Item 5.07. Submission of Matters to a Vote of Security Holders.

On September 22, 2017, Sevcon held a special meeting of stockholders (the “Special Meeting”) to consider certain proposals related to the Merger Agreement. More information on each of these proposals is contained in Sevcon’s definitive proxy statement for the Special Meeting filed with the SEC on August 21, 2017.

As of August 15, 2017, the record date for the Special Meeting, there were 5,693,408 shares of common stock outstanding and entitled to vote, each of which was entitled to one vote on each proposal at the Special Meeting, and there were 421,084 shares of Series A convertible preferred stock outstanding and entitled to vote, each of which was entitled to one vote on the Charter Amendment Proposal, as described below, at the Special Meeting.
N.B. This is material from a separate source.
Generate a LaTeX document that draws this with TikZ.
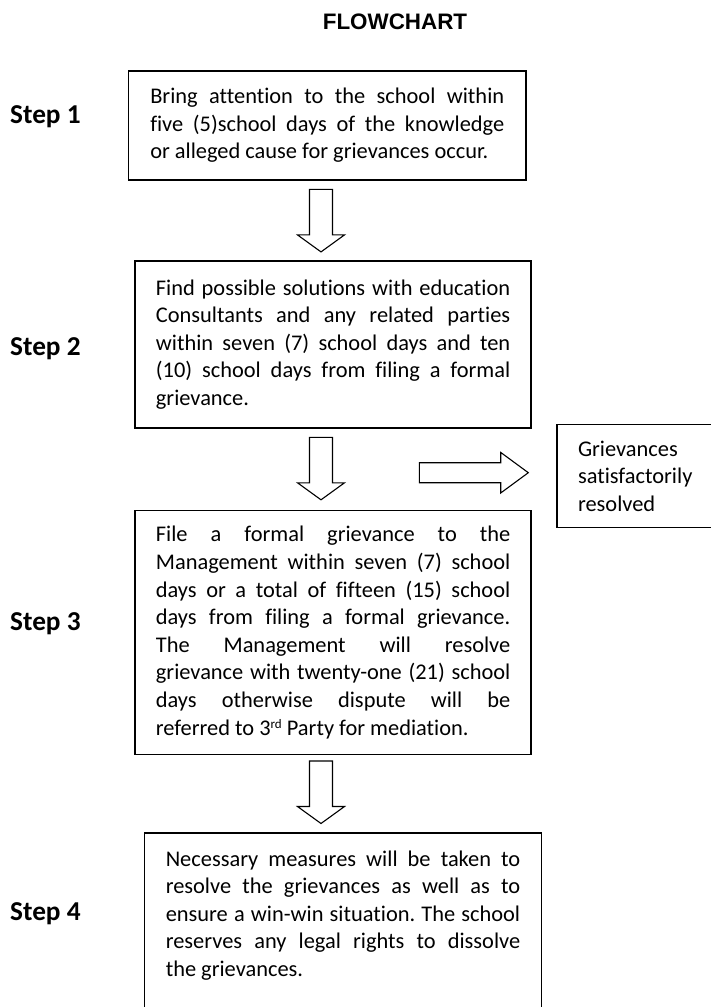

At the Special Meeting, holders of 5,070,737 shares of common stock, representing approximately 89% of the outstanding shares of common stock entitled to vote, and holders of 353,844 shares of Series A convertible preferred stock, representing approximately 84% of the outstanding shares of Series A convertible preferred stock entitled to vote, were present in person or by proxy, which constituted a quorum to conduct business.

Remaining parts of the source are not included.